«Два неровно обрезанных листа желтой оберточной бумаги, приблизительно в 1/4 листа. Написано простым карандашом. Конверт самодельный, из той же бумаги. Чернильный карандаш почти стерт. Адрес: Москва Александру Эмильевичу Мандельштаму. Два штампа „Доплатить“ (конверт без марки). Штамп „Владивосток 30–11–38“ и „Москва 13–12–38“».
Вообще-то допускалась отправка и получение до двух писем в месяц[221]. Но других писем Мандельштам не писал.
Разве что товарищу Сталину, о чем говорил Маторину. И, наверное, с напоминанием, что пора ему, Сталину, его, Мандельштама, выпускать.
История, правда, умалчивает, где именно такие письма бросали в печку — во Владивостоке, Магадане или все же в Москве?
Ночной визит
Пятая неделя (10–16 ноября)
Мандельштам встрепенулся, когда услышал, что в лагере находится человек по фамилии Хазин: не Надин ли родственник? Попросив Казарновского себя сопровождать, он довольно быстро нашел этого Хазина, оказавшегося просто однофамильцем.
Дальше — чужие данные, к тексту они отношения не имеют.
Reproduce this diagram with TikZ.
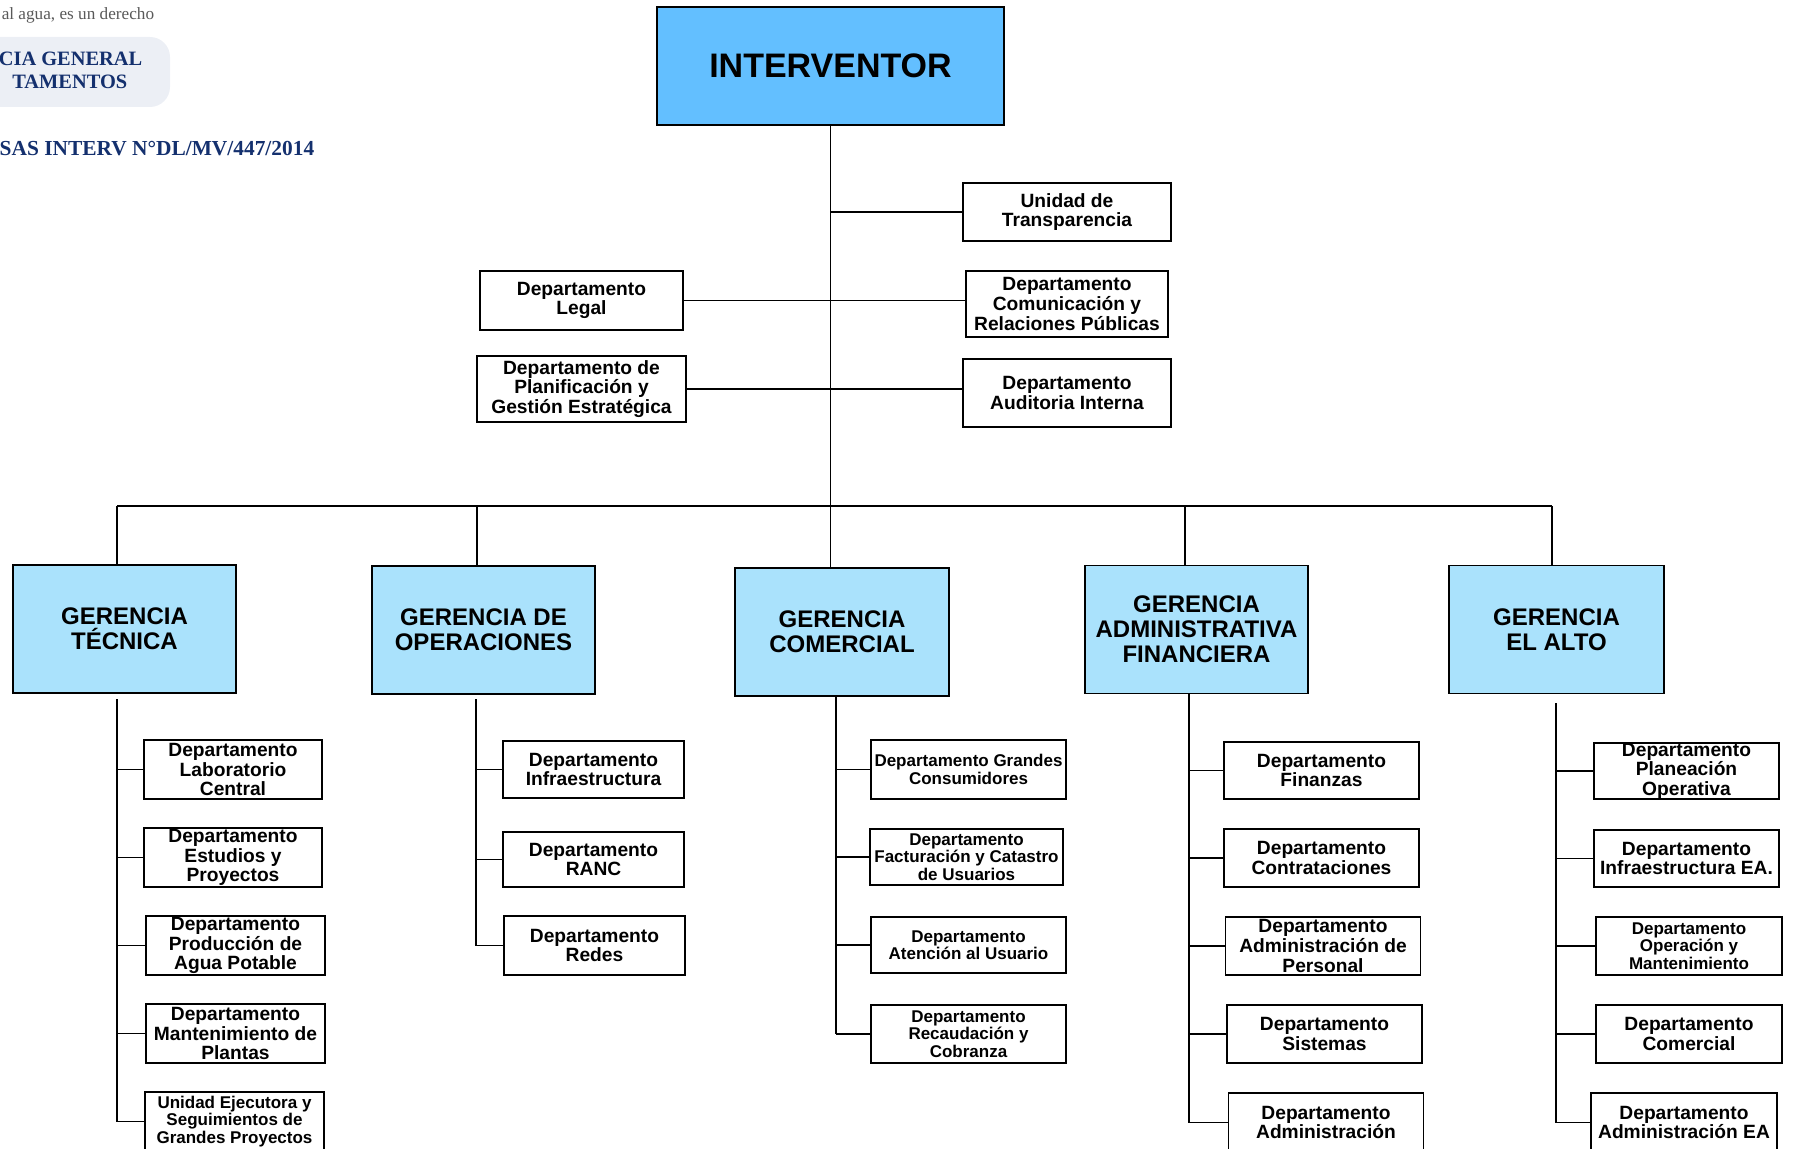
\documentclass[tikz,border=0pt]{standalone}
\usepackage{fontspec}
\newfontfamily\arialfont{Liberation Sans}
\newfontfamily\timesfont{Liberation Serif}
\definecolor{intblue}{HTML}{63BFFF}
\definecolor{gerblue}{HTML}{AAE2FC}
\definecolor{navy}{HTML}{14306E}
\definecolor{tabgray}{HTML}{ECEFF5}
\lineskiplimit=-\maxdimen
\tikzset{
  box/.style={draw, line width=0.8pt, align=center, inner xsep=1pt, inner ysep=0pt},
  ger/.style={box, fill=gerblue, minimum width=111.5pt, minimum height=64pt, font=\arialfont\bfseries\fontsize{12}{12.5}\selectfont},
  dep/.style={box, fill=white, minimum width=89pt, minimum height=29.5pt, font=\arialfont\bfseries\fontsize{9.6}{9.8}\selectfont},
  depn/.style={dep, minimum width=97.5pt},
  deps/.style={dep, minimum width=97.5pt, font=\arialfont\bfseries\fontsize{8.5}{8.75}\selectfont},
  head/.style={anchor=east, inner sep=0pt, text=navy, font=\timesfont\bfseries\fontsize{10.2}{11}\selectfont}
}
\begin{document}
\begin{tikzpicture}[x=0.5pt, y=-0.5pt, line width=0.75pt]
\useasboundingbox (0,0) rectangle (1793,1149);
\clip (0,0) rectangle (1793,1149);
% encabezado
\fill[tabgray, rounded corners=10pt] (-40,37) rectangle (170,107);
\node[anchor=west, inner sep=0pt, text=black!65, font=\timesfont\fontsize{8.6}{9}\selectfont] (lema) at (1,15) {al agua, es un derecho};
\node[head] (gg) at (143,59) {CIA GENERAL};
\node[head] (gd) at (128,82) {TAMENTOS};
\node[head, font=\timesfont\bfseries\fontsize{10.7}{11}\selectfont] (res) at (315,149) {SAS INTERV N°DL/MV/447/2014};

% interventor y unidades de apoyo
\node[box, fill=intblue, minimum width=173.5pt, minimum height=59pt, font=\arialfont\bfseries\fontsize{17}{20}\selectfont] (int) at (830.5,66) {INTERVENTOR};
\node[dep, minimum width=104pt, minimum height=29pt] (transp) at (1067,212) {Unidad de\\Transparencia};
\node[dep, minimum width=101.5pt] (legal) at (581.5,300.5) {Departamento\\Legal};
\node[dep, minimum width=101pt, minimum height=33pt] (comun) at (1067,304) {Departamento\\Comunicación y\\Relaciones Públicas};
\node[dep, minimum width=104.5pt, minimum height=33pt] (plan) at (581.5,389) {Departamento de\\Planificación y\\Gestión Estratégica};
\node[dep, minimum width=104pt, minimum height=34pt] (audit) at (1067,393) {Departamento\\Auditoria Interna};

% gerencias
\node[ger] (gtec) at (124.5,629) {GERENCIA\\TÉCNICA};
\node[ger] (gope) at (483.5,630) {GERENCIA DE\\OPERACIONES};
\node[ger, minimum width=107pt] (gcom) at (842,632) {GERENCIA\\COMERCIAL};
\node[ger] (gadm) at (1196.5,629.5) {GERENCIA\\ADMINISTRATIVA\\FINANCIERA};
\node[ger, minimum width=107.5pt] (galt) at (1556.5,629.5) {GERENCIA\\EL ALTO};

\draw (int.south) -- (int.south |- gcom.north);
\draw (int.south |- transp.west) -- (transp.west);
\draw (legal.east) -- (legal.east -| comun.west);
\draw (plan.east) -- (plan.east -| audit.west);
\coordinate (btec) at (117,506);
\coordinate (bope) at (477,506);
\coordinate (badm) at (1185,506);
\coordinate (balt) at (1552,506);
\draw (btec) -- (balt);
\foreach \g in {tec,ope,adm,alt}
  \draw (b\g) -- (b\g |- g\g.north);

% gerencia tecnica
\node[dep] (t1) at (233,769.5) {Departamento\\Laboratorio\\Central};
\node[dep] (t2) at (233,857.5) {Departamento\\Estudios y\\Proyectos};
\node[dep, minimum width=89.5pt] (t3) at (235.5,945.5) {Departamento\\Producción de\\Agua Potable};
\node[dep, minimum width=89.5pt] (t4) at (235.5,1033.5) {Departamento\\Mantenimiento de\\Plantas};
\node[dep, minimum width=89.5pt, font=\arialfont\bfseries\fontsize{8.5}{8.9}\selectfont] (t5) at (234.5,1121.5) {Unidad Ejecutora y\\Seguimientos de\\Grandes Proyectos};
\coordinate (vtec) at (117,699);
\draw (vtec) -- (vtec |- t5.west);
\foreach \d in {t1,t2,t3,t4,t5}
  \draw (vtec |- \d.west) -- (\d.west);

% gerencia de operaciones
\node[dep, minimum width=90.5pt, minimum height=28.5pt] (o1) at (593.5,769.5) {Departamento\\Infraestructura};
\node[dep, minimum width=90.5pt, minimum height=27.5pt] (o2) at (593.5,859.5) {Departamento\\RANC};
\node[dep, minimum width=90.5pt] (o3) at (594.5,945.5) {Departamento\\Redes};
\coordinate (vope) at (476,699);
\draw (vope) -- (vope |- o3.west);
\foreach \d in {o1,o2,o3}
  \draw (vope |- \d.west) -- (\d.west);

% gerencia comercial
\node[deps] (c1) at (968.5,769.5) {Departamento Grandes\\Consumidores};
\node[deps, minimum width=96.5pt, minimum height=28pt] (c2) at (966.5,857) {Departamento\\Facturación y Catastro\\de Usuarios};
\node[deps, minimum height=28pt] (c3) at (968.5,945) {Departamento\\Atención al Usuario};
\node[deps, minimum height=29pt] (c4) at (968.5,1034) {Departamento\\Recaudación y\\Cobranza};
\coordinate (vcom) at (836,696);
\draw (vcom) -- (vcom |- c4.west);
\foreach \d in {c1,c2,c3,c4}
  \draw (vcom |- \d.west) -- (\d.west);

% gerencia administrativa financiera
\node[depn, minimum height=28.5pt] (a1) at (1321.5,770.5) {Departamento\\Finanzas};
\node[depn, minimum height=29pt] (a2) at (1321.5,858) {Departamento\\Contrataciones};
\node[depn, minimum height=29pt] (a3) at (1323,946) {Departamento\\Administración de\\Personal};
\node[depn, minimum height=29pt] (a4) at (1324.5,1034) {Departamento\\Sistemas};
\node[depn] (a5) at (1326,1122.5) {Departamento\\Administración};
\coordinate (vadm) at (1189,694);
\draw (vadm) -- (vadm |- a5.west);
\foreach \d in {a1,a2,a3,a4,a5}
  \draw (vadm |- \d.west) -- (\d.west);

% gerencia el alto
\node[depn, minimum width=92.5pt, minimum height=28pt] (e1) at (1686.5,771) {Departamento\\Planeación\\Operativa};
\node[depn, minimum width=92.5pt, minimum height=28.5pt] (e2) at (1686.5,858.5) {Departamento\\Infraestructura EA.};
\node[deps, minimum width=93pt, minimum height=29pt] (e3) at (1689,946) {Departamento\\Operación y\\Mantenimiento};
\node[depn, minimum width=93pt, minimum height=29pt] (e4) at (1689,1034) {Departamento\\Comercial};
\node[depn, minimum width=93pt] (e5) at (1684,1122.5) {Departamento\\Administración EA};
\coordinate (valt) at (1556,703);
\draw (valt) -- (valt |- e5.west);
\foreach \d in {e1,e2,e3,e4,e5}
  \draw (valt |- \d.west) -- (\d.west);
\end{tikzpicture}
\end{document}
Вскоре они увиделись еще раз, когда Хазин пришел к поэту среди ночи вместе с инженером Хинтом, соседом по своему бараку, уезжавшим на запад на переследствие. Хинт был латышом (а скорее всего — эстонцем) и ленинградцем, и еще, кажется, школьным товарищем Мандельштама. Их встреча, по словам Хазина, была очень трогательной[222].
Несмотря ни на что, в самые первые недели пребывания Мандельштама в транзитке как физическое, так и душевное его состояние было относительно благополучно. Периоды возбуждения перемежались периодами спокойствия, не застывая, но и не зашкаливая. Гордый человек, он никогда не плакал и не говорил, что погибнет.
Успокаивающе действовали бы на него книги, вообще чтение. Но книг в лагере не было. Были самодельные, из хлебного мякиша, шахматы. В них Мандельштам не играл, но охотно смотрел за тем, как играют другие.
Махорка в обмен на сахар
Шестая неделя (17–23 ноября)
Начиная со второй половины ноября у Мандельштама начало дергаться левое веко — но только тогда, когда он что-то говорил. И вообще он стал быстро сдавать и слабеть.
Он по-прежнему опасался и избегал казенной еды, но даже на то, чтобы, рискуя быть побитым, схватить чужую (неотравленную!) пайку, уже не было сил. Блатных «меценатов» и иных источников альтернативного питания тоже не было никаких.
Объективно говоря — он недоедал, причем именно тогда, когда наружный температурный фон становился все более и более суровым.
Соответственно, и поведение Мандельштама становилось все более и более вызывающим и асоциальным.
Вот случай, описанный Матвеем Буравлевым. Как-то раз он и Дмитрий Федорович Тетюхин лежали в своем бараке на нарах — голодные и умирающие от желания покурить:
«…Вдруг к нам подходит человек лет 40 и предлагает пачку махорки в обмен на сахар (утром мы с Дмитрием получили арестантский паек на неделю). Сахар был кусковой, человек взял сахар, с недоверием его осмотрел, полизал и вернул обратно, заявив, что сахар не сладкий и он менять не будет. Мы были возмущены, но махорки не получили.
Каково же наше было удивление, когда узнали, что этим человеком оказался поэт О. Мандельштам».[223]
Последнее, что поэту Мандельштаму оставалось, — это ходить по лагерю, подходить к новым, незнакомым людям и предлагать прочесть им свои или чужие стихи — в обмен на неказенную еду (или даже казенную, но не его, а их). Невероятно, но позднее «на прилавок» была брошена даже эпиграмма на Сталина! Этот, как ее описывал тот же Буравлев,
Или за курево: махорка из рассказа Буравлева — скорее всего «гонорар»! (Сам Мандельштам к этому времени уже не курил: бросил еще в тюрьме).
Безусловно, он был по меньшей мере назойливым и настырным. Когда приставал со стихами — его отгоняли («Вали отсюда!»), не били, — но грозились побить.
Многие считали Мандельштама немного «того». Он и на Крепса произвел впечатление психически расстроенного человека.